(Entries with chart source code)
┌────────
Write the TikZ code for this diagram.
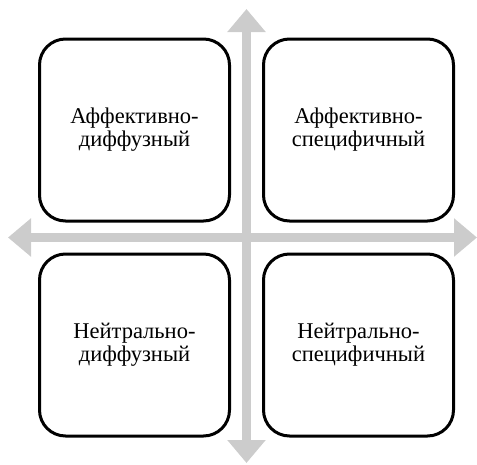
\documentclass[tikz,border=0pt]{standalone}
\usepackage{fontspec}
\setmainfont{Liberation Serif}
\newfontfamily\quadfont[Script=Cyrillic]{Liberation Serif}
\usetikzlibrary{arrows.meta, positioning}

\tikzset{
    quadbox/.style={draw=black, line width=3pt, rounded corners=26pt, fill=white,
        minimum width=190pt, minimum height=182pt, align=center,
        font=\quadfont\fontsize{22.5}{23}\selectfont},
    axisarrow/.style={draw=black!20, line width=9pt,
        {Triangle[width=37pt,length=23pt]}-{Triangle[width=37pt,length=23pt]}}
}

\begin{document}
\begin{tikzpicture}[x=1pt, y=-1pt]
    \useasboundingbox (0,0) rectangle (477,464);

    % Axis end points
    \coordinate (left)   at (8,237.5);
    \coordinate (right)  at (477,237.5);
    \coordinate (top)    at (246.5,9);
    \coordinate (bottom) at (246.5,463);

    % Gray axes
    \draw[axisarrow] (left) -- (right);
    \draw[axisarrow] (top) -- (bottom);

    % Quadrants
    \node[quadbox] (affdiff) at (134.5,130) {Аффективно-\\диффузный};
    \node[quadbox] (affspec) at (358.5,130) {Аффективно-\\специфичный};
    \node[quadbox] (neutdiff) at (134.5,345) {Нейтрально-\\диффузный};
    \node[quadbox] (neutspec) at (358.5,345) {Нейтрально-\\специфичный};
\end{tikzpicture}
\end{document}
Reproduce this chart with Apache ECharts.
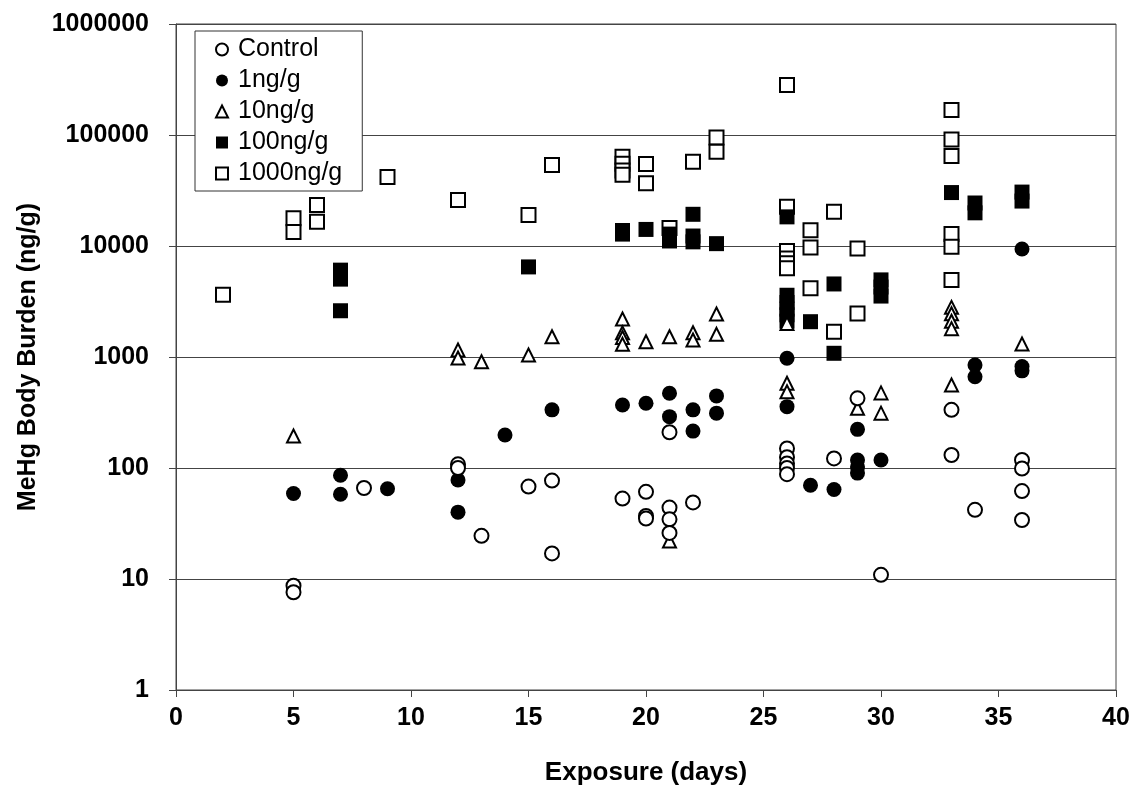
└────────
Repeat the lines above, starting at the first and stopping after the line that holds "(0,0) rectangle (477,464);", with the pictures left out.

* **Solution for this task**
Write the TikZ code for this diagram.
\documentclass[tikz,border=0pt]{standalone}
\usepackage{fontspec}
\setmainfont{Liberation Serif}
\newfontfamily\quadfont[Script=Cyrillic]{Liberation Serif}
\usetikzlibrary{arrows.meta, positioning}

\tikzset{
    quadbox/.style={draw=black, line width=3pt, rounded corners=26pt, fill=white,
        minimum width=190pt, minimum height=182pt, align=center,
        font=\quadfont\fontsize{22.5}{23}\selectfont},
    axisarrow/.style={draw=black!20, line width=9pt,
        {Triangle[width=37pt,length=23pt]}-{Triangle[width=37pt,length=23pt]}}
}

\begin{document}
\begin{tikzpicture}[x=1pt, y=-1pt]
    \useasboundingbox (0,0) rectangle (477,464);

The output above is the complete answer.